Set problem: Drop the pictures, then extract the listing word for word.

Raw data:
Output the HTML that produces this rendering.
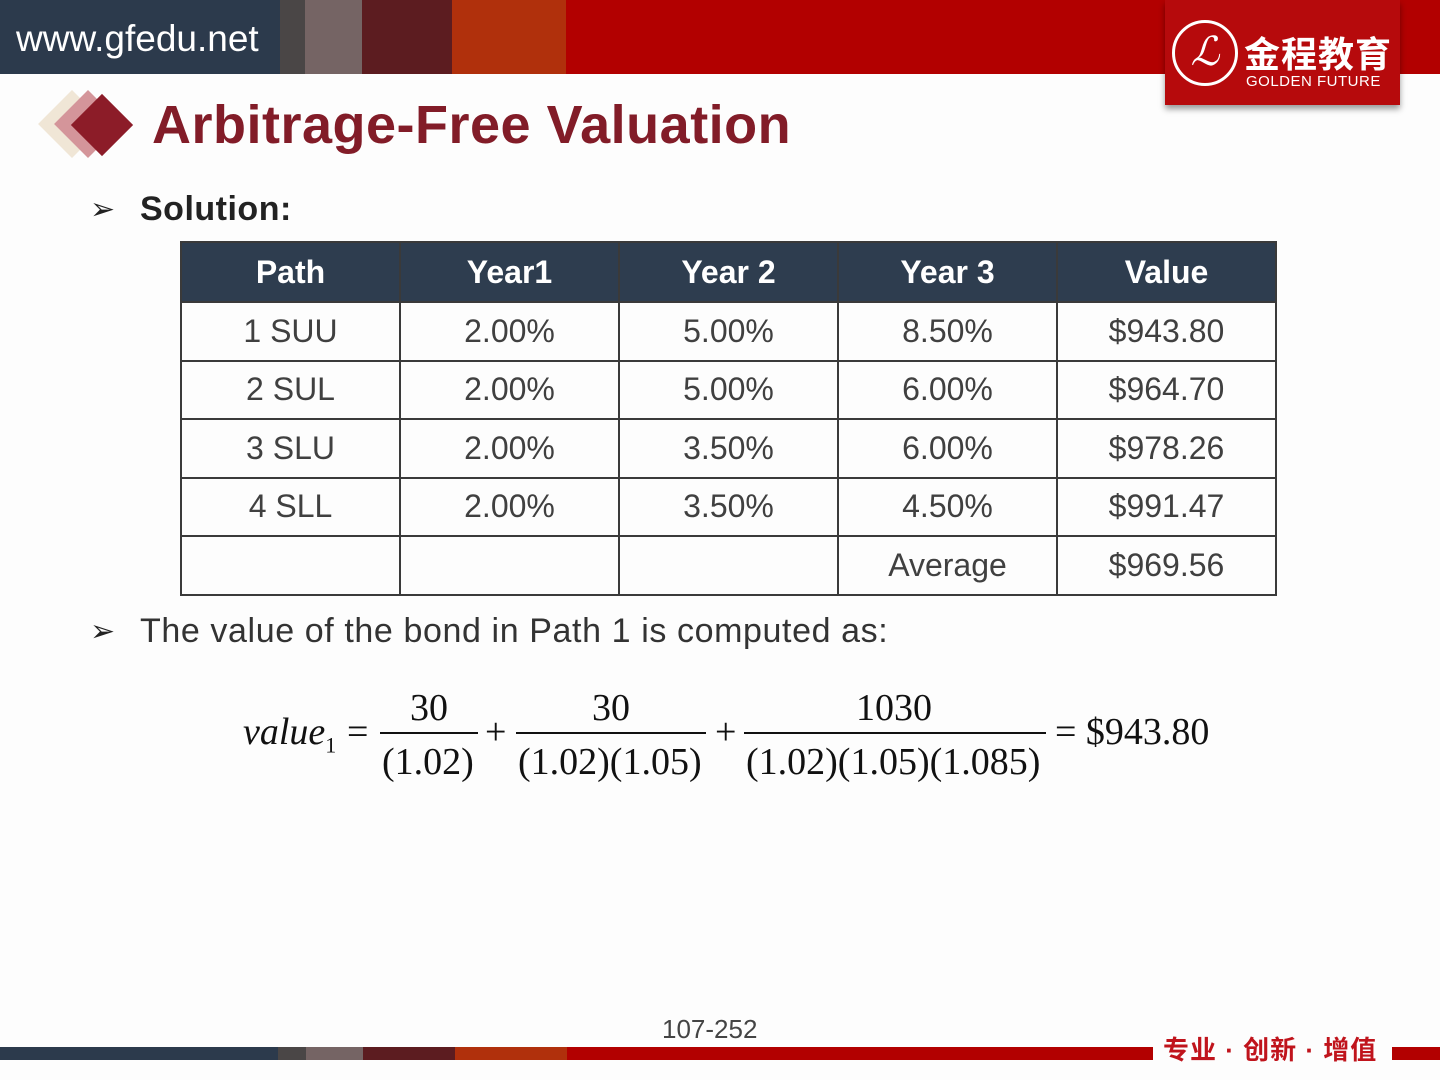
<!DOCTYPE html>
<html><head><meta charset="utf-8"><style>
*{margin:0;padding:0;box-sizing:border-box}
body{width:1440px;height:1080px;background:#fdfdfd;position:relative;overflow:hidden;font-family:"Liberation Sans","Noto Sans CJK SC",sans-serif}
.a{position:absolute}
table{position:absolute;left:180px;top:241px;border-collapse:collapse;font-size:32px;color:#404040}
td,th{border:2px solid #3a3a3a;width:219px;text-align:center;height:58.5px}
th{background:#2e3d4f;color:#fff;height:60px;font-weight:bold;font-size:32px}
.m{font-family:"Liberation Serif",serif;color:#111;font-size:38px}
</style></head><body>
<div class="a" style="left:0;top:0;width:280px;height:74px;background:#2c3a4c"></div>
<div class="a" style="left:280px;top:0;width:25px;height:74px;background:#4a4646"></div>
<div class="a" style="left:305px;top:0;width:57px;height:74px;background:#756464"></div>
<div class="a" style="left:362px;top:0;width:90px;height:74px;background:#5c1c20"></div>
<div class="a" style="left:452px;top:0;width:114px;height:74px;background:#b0300c"></div>
<div class="a" style="left:566px;top:0;width:874px;height:74px;background:#b20000"></div>
<div class="a" style="left:16px;top:18px;color:#fff;font-size:37px">www.gfedu.net</div>
<div class="a" style="left:1165px;top:0;width:235px;height:105px;background:#b60a0c;box-shadow:0 4px 6px rgba(0,0,0,.4)"></div>
<div class="a" style="left:1172px;top:20px;width:66px;height:66px;border:3px solid #fff;border-radius:50%;color:#fff;font:italic 40px 'Liberation Serif',serif;text-align:center;line-height:58px">ℒ</div>
<div class="a" style="left:1244px;top:26px;color:#fff;font-size:36px;font-weight:bold;letter-spacing:1px">金程教育</div>
<div class="a" style="left:1246px;top:73px;color:#fff;font-size:15px;letter-spacing:0.5px">GOLDEN FUTURE</div>
<div class="a" style="left:48px;top:100px;width:48px;height:48px;background:#f0e6d6;transform:rotate(45deg)"></div>
<div class="a" style="left:64px;top:100px;width:48px;height:48px;background:#d4959a;transform:rotate(45deg)"></div>
<div class="a" style="left:80px;top:103px;width:44px;height:44px;background:#8c1c28;transform:rotate(45deg)"></div>
<div class="a" style="left:152px;top:94px;color:#821c28;font-size:54px;font-weight:bold;letter-spacing:0.5px">Arbitrage-Free Valuation</div>
<div class="a" style="left:90px;top:192px;font-size:30px;color:#222">➢</div>
<div class="a" style="left:140px;top:190px;font-size:34px;font-weight:bold;color:#222;letter-spacing:0.5px">Solution:</div>
<table>
<tr><th>Path</th><th>Year1</th><th>Year 2</th><th>Year 3</th><th>Value</th></tr>
<tr><td>1 SUU</td><td>2.00%</td><td>5.00%</td><td>8.50%</td><td>$943.80</td></tr>
<tr><td>2 SUL</td><td>2.00%</td><td>5.00%</td><td>6.00%</td><td>$964.70</td></tr>
<tr><td>3 SLU</td><td>2.00%</td><td>3.50%</td><td>6.00%</td><td>$978.26</td></tr>
<tr><td>4 SLL</td><td>2.00%</td><td>3.50%</td><td>4.50%</td><td>$991.47</td></tr>
<tr><td></td><td></td><td></td><td>Average</td><td>$969.56</td></tr>
</table>
<div class="a" style="left:90px;top:614px;font-size:30px;color:#222">➢</div>
<div class="a" style="left:140px;top:612px;font-size:34px;color:#333;letter-spacing:0.6px">The value of the bond in Path 1 is computed as:</div>
<div class="a m" style="left:243px;top:710px;font-style:italic">value<sub style="font-size:22px;font-style:normal">1</sub></div>
<div class="a m" style="left:347px;top:710px">=</div>
<div class="a m" style="left:410px;top:686px">30</div>
<div class="a" style="left:380px;top:732px;width:98px;height:2px;background:#111"></div>
<div class="a m" style="left:382px;top:740px">(1.02)</div>
<div class="a m" style="left:485px;top:710px">+</div>
<div class="a m" style="left:592px;top:686px">30</div>
<div class="a" style="left:516px;top:732px;width:190px;height:2px;background:#111"></div>
<div class="a m" style="left:518px;top:740px">(1.02)(1.05)</div>
<div class="a m" style="left:715px;top:710px">+</div>
<div class="a m" style="left:856px;top:686px">1030</div>
<div class="a" style="left:744px;top:732px;width:302px;height:2px;background:#111"></div>
<div class="a m" style="left:746px;top:740px">(1.02)(1.05)(1.085)</div>
<div class="a m" style="left:1055px;top:710px">= $943.80</div>
<div class="a" style="left:662px;top:1014px;font-size:26px;color:#444">107-252</div>
<div class="a" style="left:0;top:1047px;width:278px;height:13px;background:#2c3a4c"></div>
<div class="a" style="left:278px;top:1047px;width:28px;height:13px;background:#4a4646"></div>
<div class="a" style="left:306px;top:1047px;width:57px;height:13px;background:#756464"></div>
<div class="a" style="left:363px;top:1047px;width:92px;height:13px;background:#5c1c20"></div>
<div class="a" style="left:455px;top:1047px;width:112px;height:13px;background:#b0300c"></div>
<div class="a" style="left:567px;top:1047px;width:586px;height:13px;background:#b20000"></div>
<div class="a" style="left:1392px;top:1047px;width:48px;height:13px;background:#b20000"></div>
<div class="a" style="left:1163px;top:1030px;font-size:26px;font-weight:bold;color:#c0141c;letter-spacing:1px">专业 · 创新 · 增值</div>
</body></html>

Solution:
Output the HTML that produces this rendering.
<!DOCTYPE html>
<html><head><meta charset="utf-8"><style>
*{margin:0;padding:0;box-sizing:border-box}
body{width:1440px;height:1080px;background:#fdfdfd;position:relative;overflow:hidden;font-family:"Liberation Sans","Noto Sans CJK SC",sans-serif}
.a{position:absolute}
table{position:absolute;left:180px;top:241px;border-collapse:collapse;font-size:32px;color:#404040}
td,th{border:2px solid #3a3a3a;width:219px;text-align:center;height:58.5px}
th{background:#2e3d4f;color:#fff;height:60px;font-weight:bold;font-size:32px}
.m{font-family:"Liberation Serif",serif;color:#111;font-size:38px}
</style></head><body>
<div class="a" style="left:0;top:0;width:280px;height:74px;background:#2c3a4c"></div>
<div class="a" style="left:280px;top:0;width:25px;height:74px;background:#4a4646"></div>
<div class="a" style="left:305px;top:0;width:57px;height:74px;background:#756464"></div>
<div class="a" style="left:362px;top:0;width:90px;height:74px;background:#5c1c20"></div>
<div class="a" style="left:452px;top:0;width:114px;height:74px;background:#b0300c"></div>
<div class="a" style="left:566px;top:0;width:874px;height:74px;background:#b20000"></div>
<div class="a" style="left:16px;top:18px;color:#fff;font-size:37px">www.gfedu.net</div>
<div class="a" style="left:1165px;top:0;width:235px;height:105px;background:#b60a0c;box-shadow:0 4px 6px rgba(0,0,0,.4)"></div>
<div class="a" style="left:1172px;top:20px;width:66px;height:66px;border:3px solid #fff;border-radius:50%;color:#fff;font:italic 40px 'Liberation Serif',serif;text-align:center;line-height:58px">ℒ</div>
<div class="a" style="left:1244px;top:26px;color:#fff;font-size:36px;font-weight:bold;letter-spacing:1px">金程教育</div>
<div class="a" style="left:1246px;top:73px;color:#fff;font-size:15px;letter-spacing:0.5px">GOLDEN FUTURE</div>
<div class="a" style="left:48px;top:100px;width:48px;height:48px;background:#f0e6d6;transform:rotate(45deg)"></div>
<div class="a" style="left:64px;top:100px;width:48px;height:48px;background:#d4959a;transform:rotate(45deg)"></div>
<div class="a" style="left:80px;top:103px;width:44px;height:44px;background:#8c1c28;transform:rotate(45deg)"></div>
<div class="a" style="left:152px;top:94px;color:#821c28;font-size:54px;font-weight:bold;letter-spacing:0.5px">Arbitrage-Free Valuation</div>
<div class="a" style="left:90px;top:192px;font-size:30px;color:#222">➢</div>
<div class="a" style="left:140px;top:190px;font-size:34px;font-weight:bold;color:#222;letter-spacing:0.5px">Solution:</div>
<table>
<tr><th>Path</th><th>Year1</th><th>Year 2</th><th>Year 3</th><th>Value</th></tr>
<tr><td>1 SUU</td><td>2.00%</td><td>5.00%</td><td>8.50%</td><td>$943.80</td></tr>
<tr><td>2 SUL</td><td>2.00%</td><td>5.00%</td><td>6.00%</td><td>$964.70</td></tr>
<tr><td>3 SLU</td><td>2.00%</td><td>3.50%</td><td>6.00%</td><td>$978.26</td></tr>
<tr><td>4 SLL</td><td>2.00%</td><td>3.50%</td><td>4.50%</td><td>$991.47</td></tr>
<tr><td></td><td></td><td></td><td>Average</td><td>$969.56</td></tr>
</table>
<div class="a" style="left:90px;top:614px;font-size:30px;color:#222">➢</div>
<div class="a" style="left:140px;top:612px;font-size:34px;color:#333;letter-spacing:0.6px">The value of the bond in Path 1 is computed as:</div>
<div class="a m" style="left:243px;top:710px;font-style:italic">value<sub style="font-size:22px;font-style:normal">1</sub></div>
<div class="a m" style="left:347px;top:710px">=</div>
<div class="a m" style="left:410px;top:686px">30</div>
<div class="a" style="left:380px;top:732px;width:98px;height:2px;background:#111"></div>
<div class="a m" style="left:382px;top:740px">(1.02)</div>
<div class="a m" style="left:485px;top:710px">+</div>
<div class="a m" style="left:592px;top:686px">30</div>
<div class="a" style="left:516px;top:732px;width:190px;height:2px;background:#111"></div>
<div class="a m" style="left:518px;top:740px">(1.02)(1.05)</div>
<div class="a m" style="left:715px;top:710px">+</div>
<div class="a m" style="left:856px;top:686px">1030</div>
<div class="a" style="left:744px;top:732px;width:302px;height:2px;background:#111"></div>
<div class="a m" style="left:746px;top:740px">(1.02)(1.05)(1.085)</div>
<div class="a m" style="left:1055px;top:710px">= $943.80</div>
<div class="a" style="left:662px;top:1014px;font-size:26px;color:#444">107-252</div>
<div class="a" style="left:0;top:1047px;width:278px;height:13px;background:#2c3a4c"></div>
<div class="a" style="left:278px;top:1047px;width:28px;height:13px;background:#4a4646"></div>
<div class="a" style="left:306px;top:1047px;width:57px;height:13px;background:#756464"></div>
<div class="a" style="left:363px;top:1047px;width:92px;height:13px;background:#5c1c20"></div>
<div class="a" style="left:455px;top:1047px;width:112px;height:13px;background:#b0300c"></div>
<div class="a" style="left:567px;top:1047px;width:586px;height:13px;background:#b20000"></div>
<div class="a" style="left:1392px;top:1047px;width:48px;height:13px;background:#b20000"></div>
<div class="a" style="left:1163px;top:1030px;font-size:26px;font-weight:bold;color:#c0141c;letter-spacing:1px">专业 · 创新 · 增值</div>
</body></html>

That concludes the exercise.